I am not a historian and have always been curious as to really why wars break out. I find it unthinkable how people can decide to kill each other in big numbers and cannot just resolve all matters peacefully.
Recently I read something that seems to be a genial explanation:
This belief also underpins Geoffrey Blainey’s famous argument that war breaks out in good part because states cannot agree on the balance of power, but the subsequent fighting then establishes “an orderly ladder of power between victors and losers.” If the rival states had recognized the true balance beforehand, he argues, there would have been no war.
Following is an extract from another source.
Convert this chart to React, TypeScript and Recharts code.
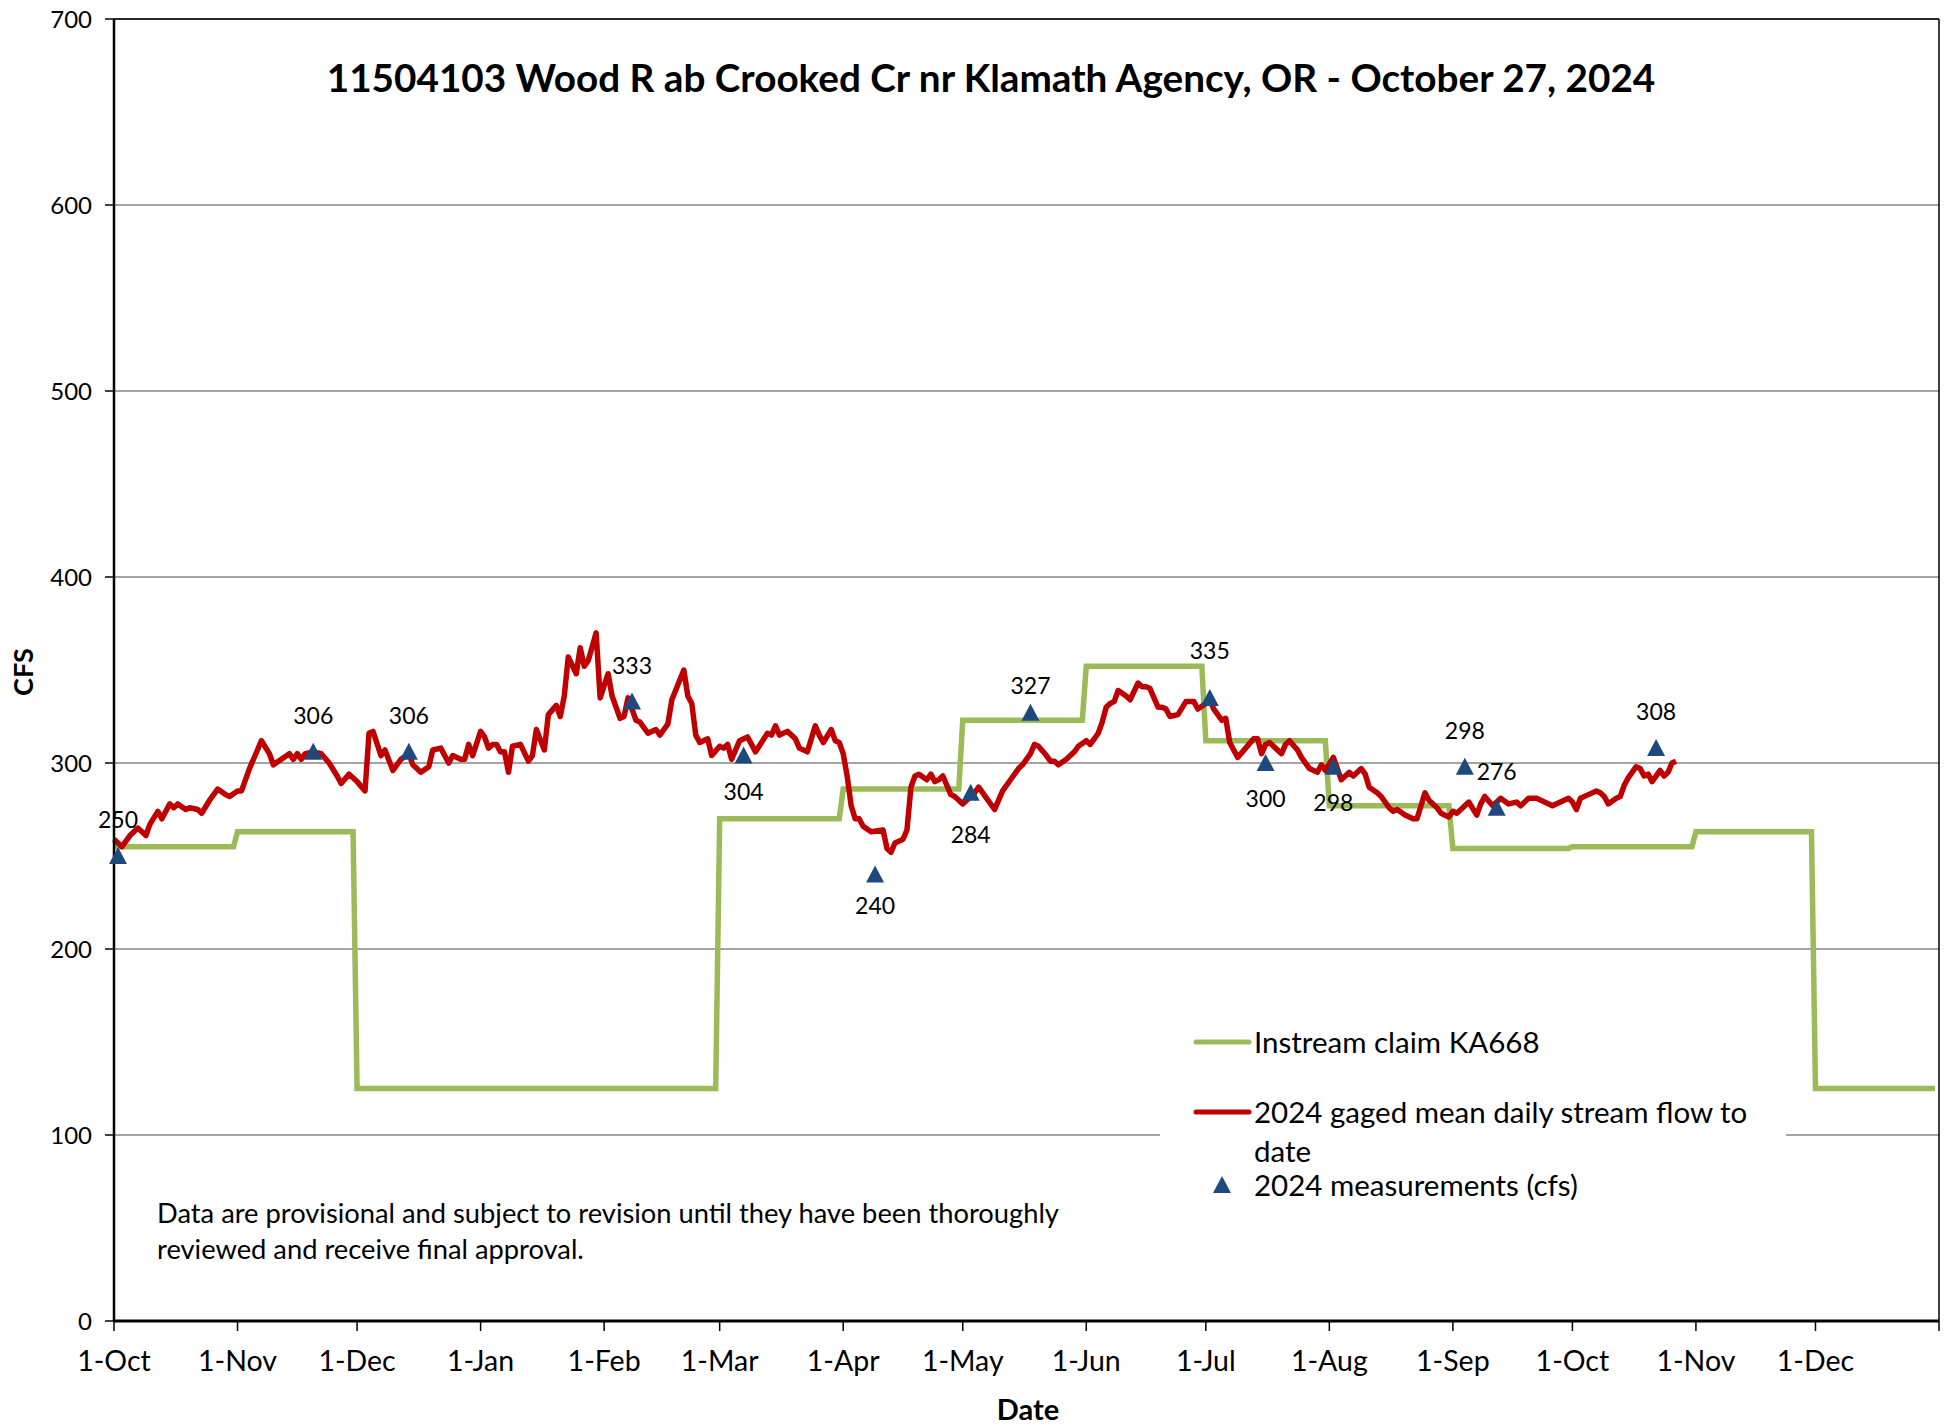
import React from 'react';
import {
  ComposedChart,
  Line,
  Scatter,
  XAxis,
  YAxis,
  CartesianGrid,
  ReferenceLine,
  Legend,
} from 'recharts';

// day 0 = 1-Oct-2023, day 458 = 1-Jan-2025
const monthTickDays = [0, 31, 61, 92, 123, 152, 183, 213, 244, 274, 305, 336, 366, 397, 427, 458];
const monthTickLabels = [
  '1-Oct', '1-Nov', '1-Dec', '1-Jan', '1-Feb', '1-Mar', '1-Apr', '1-May',
  '1-Jun', '1-Jul', '1-Aug', '1-Sep', '1-Oct', '1-Nov', '1-Dec', '',
];
const yMajorTicks = [0, 100, 200, 300, 400, 500, 600, 700];

// Instream claim KA668 (step line)
const claimDays = [0, 30, 31, 60, 61, 151, 152, 182, 183, 212, 213, 243, 244, 273, 274, 304, 305, 335, 336, 365, 366, 396, 397, 426, 427, 457];
const claimCfs = [255, 255, 263, 263, 125, 125, 270, 270, 286, 286, 323, 323, 352, 352, 312, 312, 277, 277, 254, 254, 255, 255, 263, 263, 125, 125];

// 2024 gaged mean daily stream flow
const flowDays = [
  0, 2, 4, 6, 8, 9, 11, 12, 14, 15, 16, 18, 19, 21, 22, 24, 26, 28, 29, 31, 32, 34, 36, 37, 39, 40,
  42, 44, 45, 46, 47, 48, 50, 52, 54, 56, 57, 59, 61, 63, 64, 65, 67, 68, 70, 72, 74, 75, 77, 79, 80,
  82, 84, 85, 87, 88, 89, 90, 92, 93, 94, 95, 96, 97, 98, 99, 100, 102,
  104, 105, 106, 108, 109, 111, 112, 113, 114, 116, 117, 118, 119, 121, 122, 124, 125, 127, 128, 129,
  131, 132, 134, 136, 137, 139, 140, 143, 144, 145, 146, 147, 149, 150, 152, 153, 154, 155, 157, 159,
  161, 164, 165, 166, 167, 169, 171, 172, 174, 176, 177, 178, 180, 181, 182, 183, 184, 185, 186, 187,
  188, 190, 193, 194, 195, 196, 198, 199, 200, 201, 202,
  204, 205, 206, 207, 208, 210, 211, 213, 214, 216, 217, 219, 221, 222, 223, 225, 227, 228, 230, 231,
  232, 234, 235, 236, 237, 239, 241, 242, 244, 245, 247, 248, 249, 250, 251, 252, 254, 255, 257, 258,
  259, 260, 262, 263, 264, 265, 267, 269, 271, 272, 274, 275, 276, 278, 279, 280, 282, 284, 286, 287,
  288, 289, 290, 293, 294, 295, 297, 298, 300, 302,
  303, 304, 306, 308, 310, 311, 313, 314, 315, 317, 318, 320, 321, 322, 324, 326, 327, 329, 330, 332,
  333, 335, 336, 337, 339, 340, 342, 343, 344, 346, 348, 350, 352, 353, 355, 357, 359, 361, 363, 365,
  366, 367, 368, 370, 372, 373, 374, 375, 377, 378, 379, 380, 382, 383, 384, 385, 386, 388, 389, 390,
  391, 392,
];
const flowCfs = [
  259, 255, 261, 265, 261, 267, 274, 270, 278, 276, 278, 275, 276, 275, 273, 280, 286, 283, 282, 285, 285, 297, 307, 312, 305, 299,
  302, 305, 302, 305, 302, 305, 306, 305, 300, 293, 289, 294, 290, 285, 316, 317, 304, 307, 296, 302, 305, 299, 295, 298, 307,
  308, 300, 304, 302, 302, 310, 304, 317, 314, 308, 310, 310, 306, 306, 295, 309, 310,
  301, 304, 318, 307, 326, 331, 325, 336, 357, 348, 362, 352, 355, 370, 335, 348, 336, 324, 325, 335,
  323, 322, 316, 318, 315, 321, 334, 350, 336, 332, 315, 311, 313, 304, 309, 308, 310, 302, 312, 314,
  306, 316, 315, 320, 315, 317, 313, 308, 306, 320, 315, 311, 318, 312, 311, 305, 293, 277, 270, 270,
  266, 263, 264, 254, 252, 257, 259, 264, 287, 293, 294,
  291, 294, 290, 291, 293, 283, 282, 278, 280, 284, 287, 281, 275, 280, 285, 291, 297, 299, 305, 310,
  309, 304, 301, 301, 299, 302, 306, 309, 312, 310, 316, 322, 330, 332, 333, 339, 336, 334, 343, 341,
  341, 340, 330, 330, 329, 325, 326, 333, 333, 329, 332, 334, 329, 323, 324, 311, 303, 308, 313, 313,
  305, 310, 311, 305, 310, 312, 307, 303, 297, 295,
  299, 296, 303, 291, 295, 293, 297, 294, 287, 284, 282, 276, 274, 275, 272, 270, 270, 284, 280, 276,
  273, 271, 274, 273, 277, 279, 272, 278, 282, 277, 281, 278, 279, 277, 281, 281, 279, 277, 279, 281,
  279, 275, 281, 283, 285, 284, 282, 278, 281, 282, 288, 292, 298, 297, 293, 294, 290, 296, 293, 295,
  300, 301,
];

// 2024 measurements (cfs)
const measDays = [1, 50, 74, 130, 158, 191, 215, 230, 275, 289, 306, 339, 347, 387];
const measCfs = [250, 306, 306, 333, 304, 240, 284, 327, 335, 300, 298, 298, 276, 308];
// measurements whose value label sits under the marker
const labelBelowDays = [158, 191, 215, 289, 306];

const claimData = claimDays.map((day, i) => ({ day, cfs: claimCfs[i] }));
const flowData = flowDays.map((day, i) => ({ day, cfs: flowCfs[i] }));
const measData = measDays.map((day, i) => ({ day, cfs: measCfs[i] }));

const yMinorTicks: number[] = [];
for (let v = 0; v <= 700; v += 20) if (v % 100 !== 0) yMinorTicks.push(v);

const W = 1949;
const H = 1426;
const FONT = 'Lato, "Open Sans", sans-serif';
const GREEN = '#9BBB59';
const RED = '#C00000';
const BLUE = '#1F497D';

// a couple of labels were dragged by hand in the original
const labelNudge: Record<number, number> = { 230: 9, 275: -11, 191: -5, 215: 6 };

const MeasurementMarker = (props: any) => {
  const { cx, cy, payload } = props;
  if (cx == null || cy == null) return null;
  const below = labelBelowDays.includes(payload.day);
  const ty = (below ? cy + 35 : cy - 37) + (labelNudge[payload.day] || 0);
  return (
    <g>
      <polygon points={`${cx},${cy - 9} ${cx + 9},${cy + 8} ${cx - 9},${cy + 8}`} fill={BLUE} />
      <text
        x={cx}
        y={ty}
        textAnchor="middle"
        dominantBaseline="central"
        fontFamily={FONT}
        fontSize={23}
        fill="#000"
      >
        {payload.cfs}
      </text>
    </g>
  );
};

const renderLegend = () => (
  <div style={{ position: 'relative', width: 626, height: 215, background: '#fff', fontFamily: FONT, fontSize: 29.5, color: '#000' }}>
    <svg width={626} height={215} style={{ position: 'absolute', left: 0, top: 0 }}>
      <line x1={36} x2={89} y1={42} y2={42} stroke={GREEN} strokeWidth={5} strokeLinecap="round" />
      <line x1={36} x2={89} y1={112} y2={112} stroke={RED} strokeWidth={5} strokeLinecap="round" />
      <polygon points="62,176 71,193 53,193" fill={BLUE} />
    </svg>
    <div style={{ position: 'absolute', left: 94, top: 22, lineHeight: '40px', whiteSpace: 'nowrap' }}>Instream claim KA668</div>
    <div style={{ position: 'absolute', left: 94, top: 92, lineHeight: '40px', whiteSpace: 'nowrap' }}>2024 gaged mean daily stream flow to</div>
    <div style={{ position: 'absolute', left: 94, top: 131, lineHeight: '40px', whiteSpace: 'nowrap' }}>date</div>
    <div style={{ position: 'absolute', left: 94, top: 165, lineHeight: '40px', whiteSpace: 'nowrap' }}>2024 measurements (cfs)</div>
  </div>
);

export default function App() {
  return (
    <div style={{ position: 'absolute', left: 0, top: 0, width: W, height: H, background: '#fff', fontFamily: FONT }}>
      <ComposedChart width={W} height={H} margin={{ top: 19, right: 10, bottom: 0, left: 0 }}>
        <CartesianGrid vertical={false} stroke="#868686" strokeWidth={1.5} />
        <XAxis
          type="number"
          dataKey="day"
          domain={[0, 458]}
          ticks={monthTickDays}
          interval={0}
          tickFormatter={(v: number) => monthTickLabels[monthTickDays.indexOf(v)] ?? ''}
          height={105}
          tickSize={10}
          tickMargin={20}
          axisLine={{ stroke: '#000', strokeWidth: 3 }}
          tickLine={{ stroke: '#000', strokeWidth: 1.5 }}
          tick={{ fill: '#000', fontSize: 28.5, fontFamily: FONT }}
        />
        <YAxis
          type="number"
          dataKey="cfs"
          domain={[0, 700]}
          ticks={yMajorTicks}
          interval={0}
          width={114}
          tickSize={9}
          tickMargin={13}
          axisLine={{ stroke: '#000', strokeWidth: 2.5 }}
          tickLine={{ stroke: '#000', strokeWidth: 1.5 }}
          tick={{ fill: '#000', fontSize: 24, fontFamily: FONT }}
        />
        <YAxis
          yAxisId="minor"
          type="number"
          domain={[0, 700]}
          ticks={yMinorTicks}
          interval={0}
          mirror
          width={0}
          tick={false}
          tickSize={6}
          axisLine={false}
          tickLine={{ stroke: '#000', strokeWidth: 1.5 }}
        />
        <ReferenceLine y={700} stroke="#000" strokeWidth={1.5} />
        <ReferenceLine x={458} stroke="#000" strokeWidth={1.5} />
        <Legend
          layout="vertical"
          align="center"
          verticalAlign="middle"
          content={renderLegend}
          wrapperStyle={{ left: 1160, top: 1000, width: 626, height: 215 }}
        />
        <Line
          data={claimData}
          dataKey="cfs"
          name="Instream claim KA668"
          type="linear"
          stroke={GREEN}
          strokeWidth={5.5}
          dot={false}
          activeDot={false}
          isAnimationActive={false}
        />
        <Line
          data={flowData}
          dataKey="cfs"
          name="2024 gaged mean daily stream flow to date"
          type="linear"
          stroke={RED}
          strokeWidth={5.5}
          strokeLinejoin="round"
          dot={false}
          activeDot={false}
          isAnimationActive={false}
        />
        <Scatter
          data={measData}
          dataKey="cfs"
          name="2024 measurements (cfs)"
          shape={MeasurementMarker}
          isAnimationActive={false}
        />
      </ComposedChart>

      <div
        style={{
          position: 'absolute', left: 291, top: 57, width: 1400, textAlign: 'center',
          fontSize: 38.7, fontWeight: 700, lineHeight: '40px', whiteSpace: 'nowrap',
        }}
      >
        11504103 Wood R ab Crooked Cr nr Klamath Agency, OR - October 27, 2024
      </div>
      <div
        style={{
          position: 'absolute', left: 22, top: 672, transform: 'translate(-50%, -50%) rotate(-90deg)',
          fontSize: 27, fontWeight: 700, whiteSpace: 'nowrap',
        }}
      >
        CFS
      </div>
      <div
        style={{
          position: 'absolute', left: 1028, top: 1408, transform: 'translate(-50%, -50%)',
          fontSize: 29, fontWeight: 700, whiteSpace: 'nowrap',
        }}
      >
        Date
      </div>
      <div style={{ position: 'absolute', left: 157, top: 1195, fontSize: 27.3, lineHeight: '36px', whiteSpace: 'nowrap' }}>
        Data are provisional and subject to revision until they have been thoroughly
        <br />
        reviewed and receive final approval.
      </div>
    </div>
  );
}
Both sides would have foreseen the outcome and been motivated to negotiate a peaceful settlement based on existing power realities, rather than fight a bloody war to reach the same end.
I saw this in Mearsheimer's book entitled "The Tragedy of Great Power Politics."
Following this logic, I can make the following observation: if State X becomes militarily stronger than before and, solely for this reason, makes some territorial demands to State Y, and if the latter refuses to concede territory and then loses the war and the requested territory, which gets annexed by State X, then the guilty side is State Y, because the cause of the war was a miscalculation by State Y. It is because of that miscalculation that people had to die. This reasoning seems to well substantiate why it is fair and just that the loser has to pay reparations regardless of who actually started the war.
How common among historians is the view that war is a result of a miscalculation, and how acceptable is it in historical articles to blame the side that made that miscalculation?